A government-dominated senate committee is proposing to block a joint bill from independent ACT Senator David Pocock and Member for North Sydney Kylea Tink MP that seeks to legislate rolling 10-year national housing and homelessness plans.

Despite working on such a plan already, the government does not support legislating it with the Chair’s report recommending that the bill not be passed despite 80 out of 81 submissions to the inquiry supporting the proposal.

Senator Pocock has lodged a dissenting report, calling on the bill to be passed. He said The major parties seem determined to keep living up to what Donald Horne wrote 60 years ago:

"Australia is a lucky country run mainly by second-rate people who share its luck. It lives on other people's ideas, and, although its ordinary people are adaptable, most of its leaders so lack curiosity about the events that surround them that they are often taken by surprise."

The current government has been working on a National Housing and Homelessness Plan for well over a year but still hasn't published a draft. Meanwhile consecutive federal governments have taken vastly different approaches to housing and homelessness policy. Senator Pocock said this highlights why having a legislative requirement to have a plan is so important.

“It is frankly extraordinary that Australia does not have a National Housing and Homelessness Plan,” Senator Pocock said.

“It is even more extraordinary that the Albanese Government suggests legislating such a plan is unnecessary, contrary to the weight of evidence tendered in submissions and evidence to the committee.

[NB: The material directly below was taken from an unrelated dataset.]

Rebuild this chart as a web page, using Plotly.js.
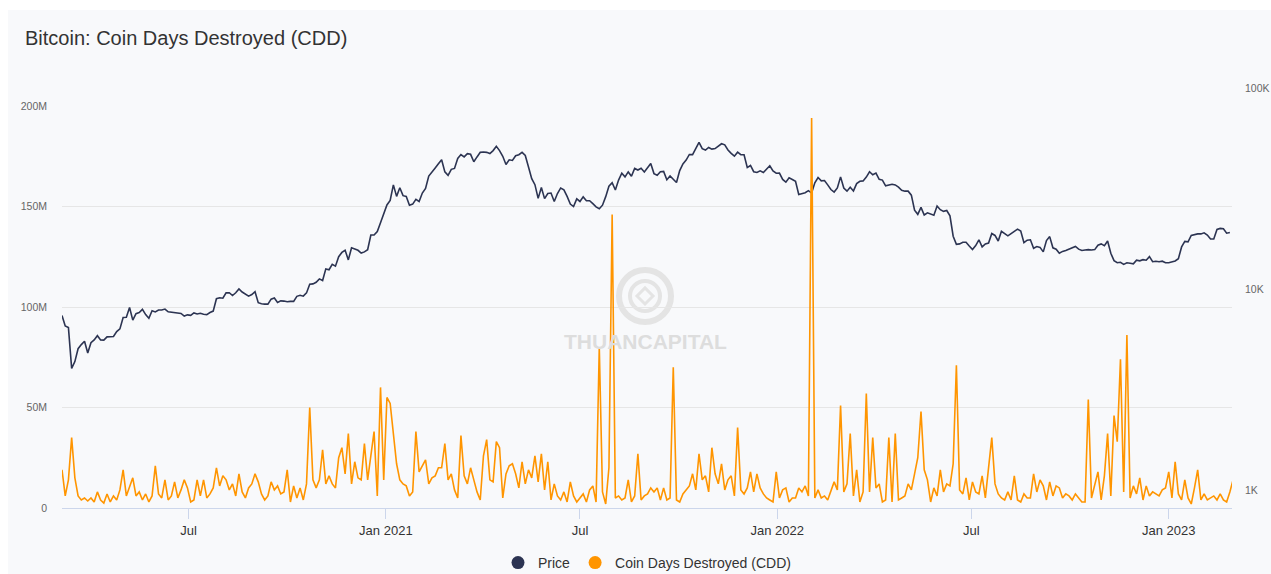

“In so many other areas of public policy we set targets and measure our progress against them. We have legislated emissions reductions targets, legislated Closing the Gap targets, why not a legislated housing target or at least some agreed objectives, like ending homelessness?”

Senator Pocock intends to continue pushing for a legislated national plan and will bring the bill to a vote when the opportunity next presents itself to do so.